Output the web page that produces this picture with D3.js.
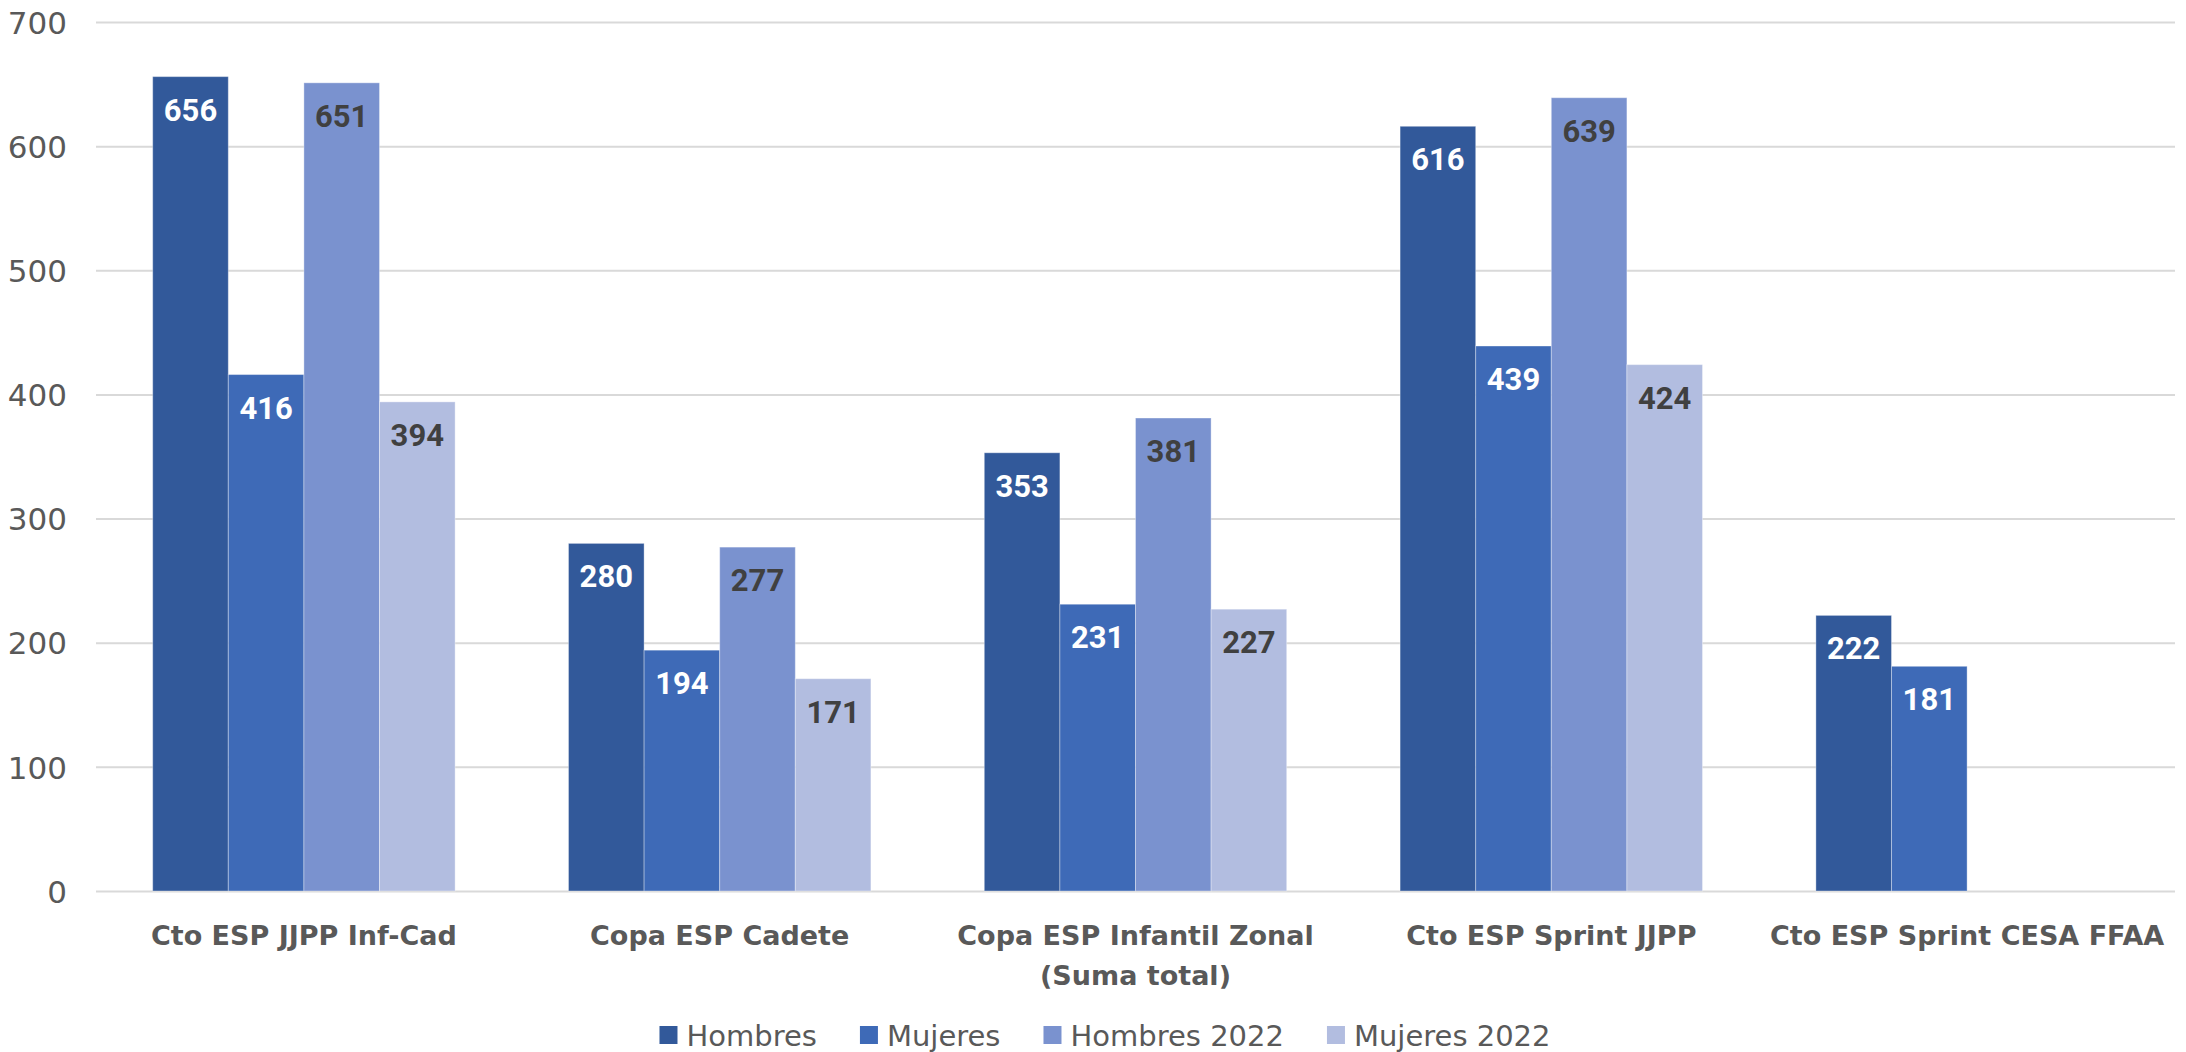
<!DOCTYPE html>
<html>
<head>
<meta charset="utf-8">
<script src="https://cdn.jsdelivr.net/npm/d3@7"></script>
<style>
  html, body { margin: 0; padding: 0; background: #fff; }
  svg { display: block; }
</style>
</head>
<body>
<svg id="chart" width="2186" height="1052"></svg>
<script>
// ---- data ----
const categories = [
  "Cto ESP JJPP Inf-Cad",
  "Copa ESP Cadete",
  "Copa ESP Infantil Zonal (Suma total)",
  "Cto ESP Sprint JJPP",
  "Cto ESP Sprint CESA FFAA"
];
const seriesNames = ["Hombres", "Mujeres", "Hombres 2022", "Mujeres 2022"];
const hombres      = [656, 280, 353, 616, 222];
const mujeres      = [416, 194, 231, 439, 181];
const hombres2022  = [651, 277, 381, 639, null];
const mujeres2022  = [394, 171, 227, 424, null];
const yTicks = [0, 100, 200, 300, 400, 500, 600, 700];

const seriesValues = [hombres, mujeres, hombres2022, mujeres2022];
const seriesColors = ["#32599A", "#3E6AB7", "#7A92CF", "#B2BDE0"];
const labelColors  = ["#FFFFFF", "#FFFFFF", "#404040", "#404040"];

// ---- layout ----
const W = 2186, H = 1052;
const margin = { left: 96, right: 11, top: 22, bottom: 161 };
const plotW = W - margin.left - margin.right;
const plotBottom = H - margin.bottom; // 891

const svg = d3.select("#chart");

const x0 = d3.scaleBand()
  .domain(categories)
  .range([margin.left, W - margin.right])
  .paddingInner(0.2727)
  .paddingOuter(0.2727 / 2);

const x1 = d3.scaleBand()
  .domain(seriesNames)
  .range([0, x0.bandwidth()])
  .padding(0);

const y = d3.scaleLinear()
  .domain([0, 700])
  .range([plotBottom, margin.top]);

// ---- y axis with gridlines ----
const yAxis = svg.append("g")
  .attr("transform", `translate(${margin.left},0)`)
  .call(d3.axisLeft(y).tickValues(yTicks).tickSize(-plotW).tickPadding(29).tickFormat(d3.format("d")));
yAxis.select(".domain").remove();
yAxis.selectAll(".tick line").attr("stroke", "#D9D9D9").attr("stroke-width", 2);
yAxis.selectAll(".tick text")
  .attr("fill", "#595959")
  .style("font-family", "'DejaVu Sans', sans-serif")
  .style("font-size", "31px")
  .attr("dy", "0.36em");

// ---- bars ----
const rows = categories.map((c, i) => ({
  category: c,
  values: seriesNames.map((s, j) => ({ series: s, idx: j, value: seriesValues[j][i] }))
}));

const groups = svg.append("g").selectAll("g")
  .data(rows)
  .join("g")
  .attr("transform", d => `translate(${x0(d.category)},0)`);

groups.selectAll("rect")
  .data(d => d.values.filter(v => v.value != null))
  .join("rect")
  .attr("x", d => x1(d.series))
  .attr("y", d => y(d.value))
  .attr("width", x1.bandwidth())
  .attr("height", d => y(0) - y(d.value))
  .attr("fill", d => seriesColors[d.idx])
  .attr("stroke", "#FFFFFF")
  .attr("stroke-opacity", 0.35)
  .attr("stroke-width", 1);

groups.selectAll("text")
  .data(d => d.values.filter(v => v.value != null))
  .join("text")
  .attr("x", d => x1(d.series) + x1.bandwidth() / 2)
  .attr("y", d => y(d.value) + 44)
  .attr("text-anchor", "middle")
  .attr("fill", d => labelColors[d.idx])
  .style("font-family", "Roboto, sans-serif")
  .style("font-weight", "700")
  .style("font-size", "31px")
  .text(d => d.value);

// ---- x axis (category labels) ----
const xAxis = svg.append("g")
  .attr("transform", `translate(0,${plotBottom})`)
  .call(d3.axisBottom(x0).tickSize(0).tickPadding(0));
xAxis.select(".domain").remove();
xAxis.selectAll(".tick text")
  .attr("fill", "#595959")
  .style("font-family", "'DejaVu Sans', sans-serif")
  .style("font-weight", "700")
  .style("font-size", "27px")
  .attr("dy", 0)
  .attr("y", 0)
  .call(wrap, x0.step() - 4);

function wrap(texts, width) {
  texts.each(function () {
    const text = d3.select(this);
    const words = text.text().split(/\s+/);
    text.text(null);
    let lines = [];
    let line = [];
    let tspan = text.append("tspan").attr("x", 0).attr("y", 54);
    words.forEach(w => {
      line.push(w);
      tspan.text(line.join(" "));
      if (tspan.node().getComputedTextLength() > width && line.length > 1) {
        line.pop();
        tspan.text(line.join(" "));
        line = [w];
        lines.push(tspan);
        tspan = text.append("tspan").attr("x", 0).attr("y", 54 + 40 * lines.length).text(w);
      }
    });
  });
}

// ---- legend ----
const legend = svg.append("g");
const legendCenter = 1105;
const mk = 18, gapAfterMarker = 9, gapBetween = 43;
const items = legend.selectAll("g")
  .data(seriesNames)
  .join("g");
items.append("rect")
  .attr("width", mk).attr("height", mk)
  .attr("y", 1026)
  .attr("fill", (d, i) => seriesColors[i]);
items.append("text")
  .attr("x", mk + gapAfterMarker)
  .attr("y", 1046)
  .attr("fill", "#595959")
  .style("font-family", "'DejaVu Sans', sans-serif")
  .style("font-size", "29px")
  .text(d => d);
let widths = [];
items.each(function () {
  widths.push(mk + gapAfterMarker + d3.select(this).select("text").node().getComputedTextLength());
});
const total = d3.sum(widths) + gapBetween * (widths.length - 1);
let cx = legendCenter - total / 2;
items.attr("transform", (d, i) => {
  const t = `translate(${cx},0)`;
  cx += widths[i] + gapBetween;
  return t;
});
</script>
</body>
</html>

Your objective: Without any pictures, reproduce the lines from the first one in the material through the line that has "const yTicks = [0, 100, 200, 300, 400, 500, 600, 700];", exactly as they appear.

Result of the task:
Output the web page that produces this picture with D3.js.
<!DOCTYPE html>
<html>
<head>
<meta charset="utf-8">
<script src="https://cdn.jsdelivr.net/npm/d3@7"></script>
<style>
  html, body { margin: 0; padding: 0; background: #fff; }
  svg { display: block; }
</style>
</head>
<body>
<svg id="chart" width="2186" height="1052"></svg>
<script>
// ---- data ----
const categories = [
  "Cto ESP JJPP Inf-Cad",
  "Copa ESP Cadete",
  "Copa ESP Infantil Zonal (Suma total)",
  "Cto ESP Sprint JJPP",
  "Cto ESP Sprint CESA FFAA"
];
const seriesNames = ["Hombres", "Mujeres", "Hombres 2022", "Mujeres 2022"];
const hombres      = [656, 280, 353, 616, 222];
const mujeres      = [416, 194, 231, 439, 181];
const hombres2022  = [651, 277, 381, 639, null];
const mujeres2022  = [394, 171, 227, 424, null];
const yTicks = [0, 100, 200, 300, 400, 500, 600, 700];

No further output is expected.